* **Given problem**: Repeat exactly the lines running from the first line of the data to the line containing "const legendeLabels = ['1:2', '3:1', '10:1'];", both ends included, and nothing else; drop the pictures.

* **Information shown**:
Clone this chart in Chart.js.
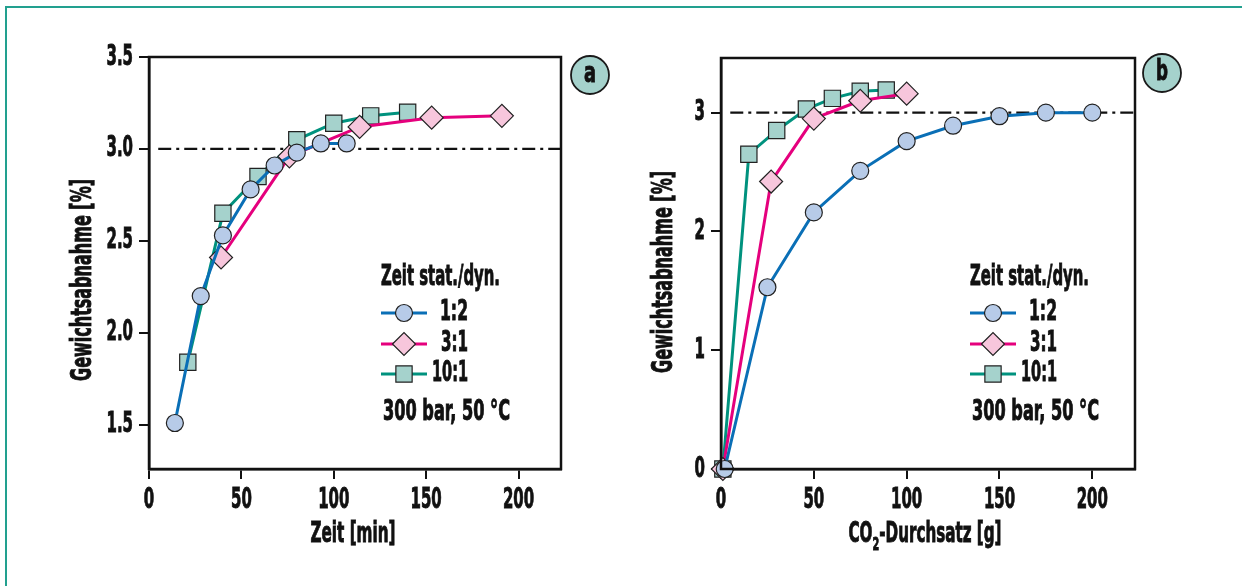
<!DOCTYPE html>
<html lang="de">
<head>
<meta charset="utf-8">
<title>Gewichtsabnahme</title>
<script src="https://cdn.jsdelivr.net/npm/chart.js@4.4.1/dist/chart.umd.min.js"></script>
<style>
  html, body { margin: 0; padding: 0; background: #fff; }
  #bild { position: relative; width: 1242px; height: 586px; overflow: hidden; background: #fff; }
  #rahmen { position: absolute; left: 5px; top: 6px; width: 1400px; height: 800px;
            border-top: 2px solid #22a08f; border-left: 2px solid #22a08f; }
  canvas { position: absolute; left: 0; top: 0; }
</style>
</head>
<body>
<div id="bild">
  <div id="rahmen"></div>
  <canvas id="chartA" width="1242" height="586"></canvas>
  <canvas id="chartB" width="1242" height="586"></canvas>
</div>
<script>
const SCHRIFT = '"Liberation Sans Narrow", "DejaVu Sans Condensed", "Liberation Sans", sans-serif';

// Diagramm a: Gewichtsabnahme über der Zeit
const zeitA12 = [14, 28, 40, 55, 68, 80, 93, 107];
const wertA12 = [1.51, 2.20, 2.53, 2.78, 2.91, 2.98, 3.03, 3.03];
const zeitA31 = [39, 76, 114, 153, 191];
const wertA31 = [2.41, 2.96, 3.12, 3.17, 3.18];
const zeitA101 = [21, 40, 59, 80, 100, 120, 140];
const wertA101 = [1.84, 2.65, 2.85, 3.05, 3.14, 3.18, 3.20];
const xTicksA = [0, 50, 100, 150, 200];
const yTicksA = [1.5, 2.0, 2.5, 3.0, 3.5];

// Diagramm b: Gewichtsabnahme über dem CO2-Durchsatz
const co2B12 = [2, 25, 50, 75, 100, 125, 150, 175, 200];
const wertB12 = [0, 1.53, 2.16, 2.51, 2.76, 2.89, 2.97, 3.00, 3.00];
const co2B31 = [1, 27, 50, 75, 100];
const wertB31 = [0, 2.42, 2.95, 3.10, 3.16];
const co2B101 = [1, 15, 30, 46, 60, 75, 89];
const wertB101 = [0, 2.65, 2.85, 3.03, 3.12, 3.18, 3.19];
const xTicksB = [0, 50, 100, 150, 200];
const yTicksB = [0, 1, 2, 3];

// strichpunktierte Linie bei 3 %
const grenzeX = [5, 223];
const grenzeY = [3.0, 3.0];

const legendeLabels = ['1:2', '3:1', '10:1'];

const serienStil = [
    { linie: '#0a6fb6', fuellung: '#b7cbe8', punkt: 'circle', radius: 8.5 },
    { linie: '#e5007d', fuellung: '#f7c6dc', punkt: 'rectRot', radius: 11.5 },
    { linie: '#00927e', fuellung: '#a5d2cc', punkt: 'rect', radius: 11.5 }
];

function punkte(xs, ys) {
    return xs.map((x, i) => ({ x: x, y: ys[i] }));
}

// fetter, schmaler Text; breite staucht auf die Breite der Vorlage
function zeichneText(ctx, text, x, y, size, breite, align) {
    ctx.save();
    ctx.font = 'bold ' + size + 'px ' + SCHRIFT;
    ctx.textBaseline = 'middle';
    ctx.textAlign = 'left';
    const w = ctx.measureText(text).width;
    const s = breite ? breite / w : 1;
    ctx.translate(x, y);
    ctx.scale(s, 1);
    let x0 = 0;
    if (align === 'right') x0 = -w;
    if (align === 'center') x0 = -w / 2;
    ctx.fillStyle = '#111';
    ctx.strokeStyle = '#111';
    ctx.lineWidth = 0.9;
    ctx.fillText(text, x0, 0);
    ctx.strokeText(text, x0, 0);
    ctx.restore();
}

// Achsenbeschriftung: Ziffern ca. 10 px breit, 19 px hoch
function zeichneZahl(ctx, text, x, y, align) {
    ctx.save();
    ctx.font = 'bold 29px ' + SCHRIFT;
    const s = 10.4 / ctx.measureText('0').width;
    const w = ctx.measureText(text).width;
    ctx.restore();
    zeichneText(ctx, text, x, y, 29, w * s, align);
}

function zeichnePunkt(ctx, stil, x, y) {
    const r = stil.radius;
    ctx.save();
    ctx.beginPath();
    if (stil.punkt === 'circle') {
        ctx.arc(x, y, r, 0, Math.PI * 2);
    } else if (stil.punkt === 'rectRot') {
        ctx.moveTo(x - r, y);
        ctx.lineTo(x, y - r);
        ctx.lineTo(x + r, y);
        ctx.lineTo(x, y + r);
        ctx.closePath();
    } else {
        const h = r * Math.SQRT1_2;
        ctx.rect(x - h, y - h, 2 * h, 2 * h);
    }
    ctx.fillStyle = stil.fuellung;
    ctx.fill();
    ctx.lineWidth = 1.2;
    ctx.strokeStyle = '#222';
    ctx.stroke();
    ctx.restore();
}

function erstelleDiagramm(id, serien, cfg) {
    const ctx = document.getElementById(id).getContext('2d');

    const datasets = serien.map((s, i) => ({
        label: legendeLabels[i],
        data: s,
        borderColor: serienStil[i].linie,
        borderWidth: 3,
        backgroundColor: serienStil[i].fuellung,
        pointStyle: serienStil[i].punkt,
        pointRadius: serienStil[i].radius,
        pointBackgroundColor: serienStil[i].fuellung,
        pointBorderColor: '#222',
        pointBorderWidth: 1.2,
        tension: 0,
        clip: false
    }));
    datasets.push({
        label: 'Grenze',
        data: punkte(grenzeX, grenzeY),
        borderColor: '#111',
        borderWidth: 2.2,
        borderDash: [13, 5, 3, 5],
        pointRadius: 0,
        tension: 0
    });

    const rahmenPlugin = {
        id: 'rahmen_' + id,
        afterDraw(chart) {
            const c = chart.ctx;
            const a = chart.chartArea;
            c.save();
            c.strokeStyle = '#111';
            c.lineWidth = 2.5;
            c.strokeRect(a.left, a.top, a.right - a.left, a.bottom - a.top);
            c.restore();

            // Tick-Beschriftungen aus den Skalen
            const sx = chart.scales.x;
            sx.ticks.forEach(t => {
                zeichneZahl(c, t.label, sx.getPixelForValue(t.value), sx.top + 31, 'center');
            });
            const sy = chart.scales.y;
            sy.ticks.forEach(t => {
                zeichneZahl(c, t.label, sy.right - 16, sy.getPixelForValue(t.value), 'right');
            });

            // Achsentitel
            cfg.xTitel(c);
            c.save();
            c.translate(cfg.yTitelX, cfg.yTitelY);
            c.rotate(-Math.PI / 2);
            zeichneText(c, 'Gewichtsabnahme [%]', 0, 0, 28, 202, 'center');
            c.restore();

            // Legende
            const L = cfg.legende;
            zeichneText(c, 'Zeit stat./dyn.', L.x, L.titelY, 28, 119, 'left');
            const breiten = [28, 27, 36];
            legendeLabels.forEach((lab, i) => {
                const y = L.zeilen[i];
                c.save();
                c.strokeStyle = serienStil[i].linie;
                c.lineWidth = 3;
                c.beginPath();
                c.moveTo(L.x, y);
                c.lineTo(L.x + 46, y);
                c.stroke();
                c.restore();
                zeichnePunkt(c, serienStil[i], L.x + 23, y);
                zeichneText(c, lab, L.rechts, y, 28, breiten[i], 'right');
            });
            zeichneText(c, '300 bar, 50 °C', L.x + 2, L.hinweisY, 28, 127, 'left');

            // Kennbuchstabe
            c.save();
            c.beginPath();
            c.arc(cfg.kreisX, cfg.kreisY, 19, 0, Math.PI * 2);
            c.fillStyle = '#a5d2cc';
            c.fill();
            c.lineWidth = 1.8;
            c.strokeStyle = '#1a1a1a';
            c.stroke();
            c.restore();
            zeichneText(c, cfg.buchstabe, cfg.kreisX, cfg.kreisY, 28, 12, 'center');
        }
    };

    return new Chart(ctx, {
        type: 'line',
        data: { datasets: datasets },
        options: {
            responsive: false,
            animation: false,
            events: [],
            layout: { padding: cfg.padding },
            plugins: {
                legend: { display: false },
                tooltip: { enabled: false }
            },
            scales: {
                x: {
                    type: 'linear',
                    min: 0,
                    max: 223,
                    afterFit: (scale) => { scale.height = 70; },
                    afterBuildTicks: (scale) => { scale.ticks = cfg.xTicks.map(v => ({ value: v })); },
                    border: { display: true, color: '#111', width: 2.5 },
                    grid: { drawOnChartArea: false, tickLength: 10, color: '#111', lineWidth: 2 },
                    ticks: {
                        display: false,
                        callback: (v) => String(v)
                    }
                },
                y: {
                    type: 'linear',
                    min: cfg.yMin,
                    max: cfg.yMax,
                    afterFit: (scale) => { scale.width = 70; },
                    afterBuildTicks: (scale) => { scale.ticks = cfg.yTicks.map(v => ({ value: v })); },
                    border: { display: true, color: '#111', width: 2.5 },
                    grid: { drawOnChartArea: false, tickLength: 10, color: '#111', lineWidth: 2 },
                    ticks: {
                        display: false,
                        callback: cfg.yFormat
                    }
                }
            }
        },
        plugins: [rahmenPlugin]
    });
}

const charts = {};

charts.a = erstelleDiagramm('chartA', [
    punkte(zeitA12, wertA12),
    punkte(zeitA31, wertA31),
    punkte(zeitA101, wertA101)
], {
    padding: { left: 79, top: 57, right: 681, bottom: 47 },
    xTicks: xTicksA,
    yTicks: yTicksA,
    yMin: 1.26,
    yMax: 3.5,
    yFormat: (v) => v.toFixed(1),
    yTitelX: 84,
    yTitelY: 280,
    xTitel: (c) => zeichneText(c, 'Zeit [min]', 353, 535, 28, 85, 'center'),
    legende: { x: 381, titelY: 278, zeilen: [313, 344, 374], rechts: 468, hinweisY: 413 },
    kreisX: 590,
    kreisY: 75,
    buchstabe: 'a'
});

charts.b = erstelleDiagramm('chartB', [
    punkte(co2B12, wertB12),
    punkte(co2B31, wertB31),
    punkte(co2B101, wertB101)
], {
    padding: { left: 651, top: 58, right: 107, bottom: 47 },
    xTicks: xTicksB,
    yTicks: yTicksB,
    yMin: 0,
    yMax: 3.46,
    yFormat: (v) => String(v),
    yTitelX: 665,
    yTitelY: 272,
    xTitel: (c) => {
        // CO2 mit tiefgestellter 2
        c.save();
        c.font = 'bold 28px ' + SCHRIFT;
        const w1 = c.measureText('CO').width;
        const w3 = c.measureText('-Durchsatz [g]').width;
        c.font = 'bold 18px ' + SCHRIFT;
        const w2 = c.measureText('2').width;
        const s = 153 / (w1 + w2 + w3);
        c.translate(925 - 153 / 2, 535);
        c.scale(s, 1);
        c.fillStyle = '#111';
        c.strokeStyle = '#111';
        c.lineWidth = 0.9;
        c.textBaseline = 'middle';
        c.textAlign = 'left';
        c.font = 'bold 28px ' + SCHRIFT;
        c.fillText('CO', 0, 0);
        c.strokeText('CO', 0, 0);
        c.font = 'bold 18px ' + SCHRIFT;
        c.fillText('2', w1, 10);
        c.strokeText('2', w1, 10);
        c.font = 'bold 28px ' + SCHRIFT;
        c.fillText('-Durchsatz [g]', w1 + w2, 0);
        c.strokeText('-Durchsatz [g]', w1 + w2, 0);
        c.restore();
    },
    legende: { x: 970, titelY: 278, zeilen: [313, 344, 374], rechts: 1057, hinweisY: 413 },
    kreisX: 1162,
    kreisY: 73,
    buchstabe: 'b'
});
</script>
</body>
</html>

* **Solved problem**:
Clone this chart in Chart.js.
<!DOCTYPE html>
<html lang="de">
<head>
<meta charset="utf-8">
<title>Gewichtsabnahme</title>
<script src="https://cdn.jsdelivr.net/npm/chart.js@4.4.1/dist/chart.umd.min.js"></script>
<style>
  html, body { margin: 0; padding: 0; background: #fff; }
  #bild { position: relative; width: 1242px; height: 586px; overflow: hidden; background: #fff; }
  #rahmen { position: absolute; left: 5px; top: 6px; width: 1400px; height: 800px;
            border-top: 2px solid #22a08f; border-left: 2px solid #22a08f; }
  canvas { position: absolute; left: 0; top: 0; }
</style>
</head>
<body>
<div id="bild">
  <div id="rahmen"></div>
  <canvas id="chartA" width="1242" height="586"></canvas>
  <canvas id="chartB" width="1242" height="586"></canvas>
</div>
<script>
const SCHRIFT = '"Liberation Sans Narrow", "DejaVu Sans Condensed", "Liberation Sans", sans-serif';

// Diagramm a: Gewichtsabnahme über der Zeit
const zeitA12 = [14, 28, 40, 55, 68, 80, 93, 107];
const wertA12 = [1.51, 2.20, 2.53, 2.78, 2.91, 2.98, 3.03, 3.03];
const zeitA31 = [39, 76, 114, 153, 191];
const wertA31 = [2.41, 2.96, 3.12, 3.17, 3.18];
const zeitA101 = [21, 40, 59, 80, 100, 120, 140];
const wertA101 = [1.84, 2.65, 2.85, 3.05, 3.14, 3.18, 3.20];
const xTicksA = [0, 50, 100, 150, 200];
const yTicksA = [1.5, 2.0, 2.5, 3.0, 3.5];

// Diagramm b: Gewichtsabnahme über dem CO2-Durchsatz
const co2B12 = [2, 25, 50, 75, 100, 125, 150, 175, 200];
const wertB12 = [0, 1.53, 2.16, 2.51, 2.76, 2.89, 2.97, 3.00, 3.00];
const co2B31 = [1, 27, 50, 75, 100];
const wertB31 = [0, 2.42, 2.95, 3.10, 3.16];
const co2B101 = [1, 15, 30, 46, 60, 75, 89];
const wertB101 = [0, 2.65, 2.85, 3.03, 3.12, 3.18, 3.19];
const xTicksB = [0, 50, 100, 150, 200];
const yTicksB = [0, 1, 2, 3];

// strichpunktierte Linie bei 3 %
const grenzeX = [5, 223];
const grenzeY = [3.0, 3.0];

const legendeLabels = ['1:2', '3:1', '10:1'];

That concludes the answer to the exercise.